In contrast to this prominent role of food in the Bible, I've been surprised by the relative absence of food as a means of spiritual formation in my experience as a Protestant Christian in the west. I never thought much about it until our YoP experiment led us into conversations with locavores, slow food foodies, vegans, sustainable agriculture activists, and others who all seem to understand the powerful role of food choices in the formation of a person. In these communities we have found people fleshing out the meaning of life and embracing food as a central practice in that process. While most of these movements are considered "secular," they often have a sacred feel to them.
For example Novella Carpenter writes in her book about her experience raising a pig named Harold:
Although I usually call myself an atheist, a lonely universe offers little comfort to a person confronting death...But to hold Harold, this amazing living creature, to know that his life force would be transferred to me in the form of food, felt sacred.
Michael Pollan writes at the conclusion of about a dinner with friends that he calls the "perfect meal":
The stories, like the food that fed them, cast lines of relation to all these places and the creatures living (and dying) in them, drawing them all together on this table, on these plates, in what to me began to feel a little like a ceremony. And there's a sense in which the meal had become just that, a thanksgiving or a secular seder, for every item on our plates pointed somewhere else, almost sacramentally, telling a little story about nature or community or even the sacred, for mystery was often the theme. Such stories food can feed us both body and soul..."
Bestselling books like Animal, Vegetable, Miracle by Barbara Kingsolver and Eat, Pray, Love by Elizabeth Gilbert, preach the gospel of food as spiritual formation and the message is resonating.
Alexander Schmemann, a prominent Eastern Orthodox theologian sums up this situation well in his book, For the Life of the World:
Centuries of secularism have failed to transform eating into something strictly utilitarian. Food is still treated with reverence. To eat is still something more than to maintain bodily functions. People may not understand what that ‘something more’ is, but they nonetheless desire to celebrate it. They are still hungry and thirsty for sacramental life.

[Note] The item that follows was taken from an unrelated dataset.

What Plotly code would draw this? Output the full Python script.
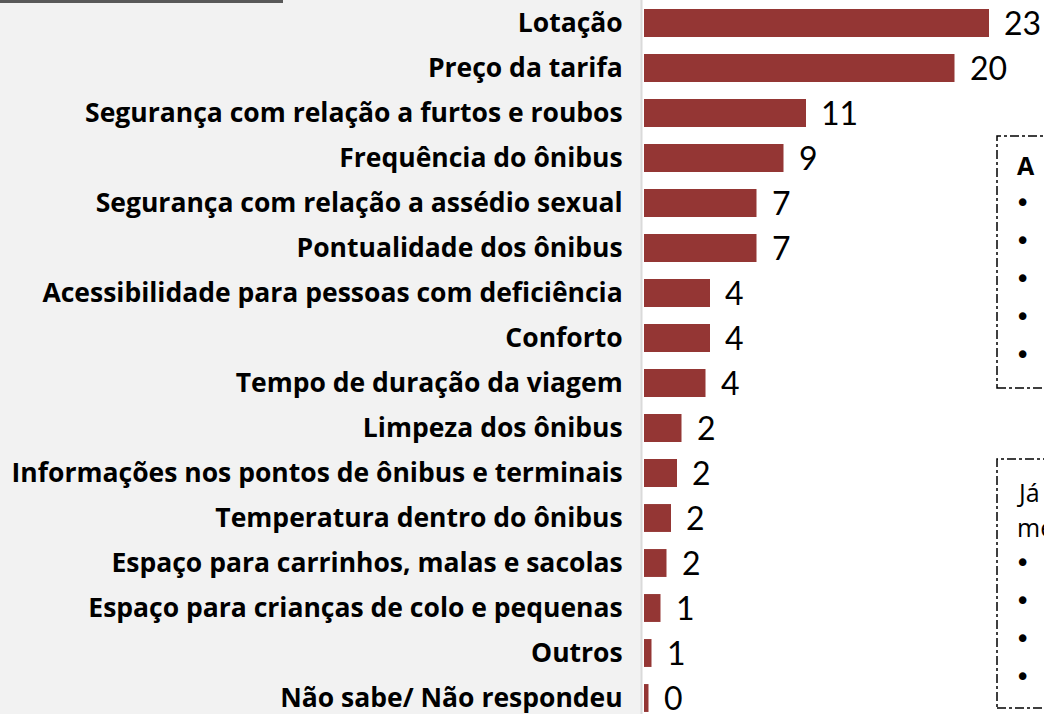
import plotly.graph_objects as go

categories = [
    "Lotação",
    "Preço da tarifa",
    "Segurança com relação a furtos e roubos",
    "Frequência do ônibus",
    "Segurança com relação a assédio sexual",
    "Pontualidade dos ônibus",
    "Acessibilidade para pessoas com deficiência",
    "Conforto",
    "Tempo de duração da viagem",
    "Limpeza dos ônibus",
    "Informações nos pontos de ônibus e terminais",
    "Temperatura dentro do ônibus",
    "Espaço para carrinhos, malas e sacolas",
    "Espaço para crianças de colo e pequenas",
    "Outros",
    "Não sabe/ Não respondeu",
]
values = [23.0, 20.7, 10.8, 9.3, 7.5, 7.5, 4.4, 4.4, 4.1, 2.5, 2.2, 1.8, 1.5, 1.1, 0.5, 0.3]
value_labels = ["23", "20", "11", "9", "7", "7", "4", "4", "4", "2", "2", "2", "2", "1", "1", "0"]

box1_title = "A"
box1_bullets = 5
box2_lines = ["Já", "me"]
box2_bullets = 4

W, H = 1044, 714
BAR_COLOR = "#943634"

fig = go.Figure()
fig.add_trace(go.Bar(
    x=values,
    y=categories,
    orientation="h",
    marker=dict(color=BAR_COLOR, line=dict(width=0)),
    width=0.62,
    hoverinfo="skip",
))

annotations = []
for cat, v, lab in zip(categories, values, value_labels):
    annotations.append(dict(
        x=v, y=cat, xref="x", yref="y", text=lab, showarrow=False,
        xanchor="left", yanchor="middle", xshift=13, yshift=1,
        font=dict(family="Lato", size=32, color="#000000"),
    ))

def px(x):
    return x / W

def py(y):
    return 1 - y / H

def text_ann(t, x, y, bold=False, size=25):
    return dict(x=px(x), y=py(y), xref="paper", yref="paper", text=t, showarrow=False,
                xanchor="left", yanchor="middle",
                font=dict(family="Open Sans", size=size, color="#000000",
                          weight="bold" if bold else "normal"))

def bullet_ann(y):
    return dict(x=px(1022), y=py(y), xref="paper", yref="paper", text="•", showarrow=False,
                xanchor="center", yanchor="middle",
                font=dict(family="DejaVu Sans", size=26, color="#000000"))

annotations.append(text_ann(box1_title, 1015, 165, bold=True))
for i in range(box1_bullets):
    annotations.append(bullet_ann(203 + 38 * i))
for i, t in enumerate(box2_lines):
    annotations.append(text_ann(t, 1015, 492 + 35 * i))
for i in range(box2_bullets):
    annotations.append(bullet_ann(563 + 38 * i))

shapes = [
    dict(type="rect", xref="paper", yref="paper", x0=0, x1=px(642), y0=0, y1=1,
         fillcolor="#f2f2f2", line=dict(width=0), layer="below"),
    dict(type="line", xref="paper", yref="paper", x0=px(641.5), x1=px(641.5), y0=0, y1=1,
         line=dict(color="#dadada", width=2), layer="below"),
    dict(type="rect", xref="paper", yref="paper", x0=0, x1=px(283), y0=py(3), y1=1,
         fillcolor="#595959", line=dict(width=0), layer="above"),
    dict(type="rect", xref="paper", yref="paper", x0=px(997), x1=px(1080), y0=py(388), y1=py(136),
         fillcolor="rgba(0,0,0,0)", line=dict(color="#000000", width=1.5, dash="dashdot")),
    dict(type="rect", xref="paper", yref="paper", x0=px(997), x1=px(1080), y0=py(708), y1=py(459),
         fillcolor="rgba(0,0,0,0)", line=dict(color="#000000", width=1.5, dash="dashdot")),
]

row_px = 45.0
top_idx = -23.0 / row_px
bot_idx = top_idx + H / row_px

fig.update_layout(
    width=W, height=H,
    margin=dict(l=0, r=0, t=0, b=0),
    paper_bgcolor="#ffffff",
    plot_bgcolor="#ffffff",
    showlegend=False,
    xaxis=dict(domain=[644 / W, 1], range=[0, (W - 644) / 15.0], showgrid=False,
               zeroline=False, showline=False, showticklabels=False, ticks=""),
    yaxis=dict(range=[bot_idx, top_idx], showgrid=False, zeroline=False, showline=False,
               ticks="outside", ticklen=15, tickcolor="rgba(0,0,0,0)",
               tickfont=dict(family="Open Sans", size=26.5, color="#000000", weight="bold"),
               categoryorder="array", categoryarray=categories),
    annotations=annotations,
    shapes=shapes,
)

fig.write_html("out.html", config={"displayModeBar": False},
               post_script="document.body.style.margin='0';document.body.style.overflow='hidden';")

Just as our Year of Plenty experiment was launched out of a desire to answer questions about how our faith speaks into contemporary issues around consumerism, this Tables of Plenty project is motivated by a desire to answer questions about how our faith speaks into these contemporary conversations around food. With Michael Pollan and Novella Carpenter, we have a sense that there is something sacred about what we eat and we suspect that there is a rich Biblical and historical tradition in the Christian faith that has been mostly lost in current expressions of church. Like so many, we are hungry and thirsty for a sacramental life, so we're going to read, and explore, and eat our way through the year, hoping to reconnect with sacred food practices and maybe even help others do the same.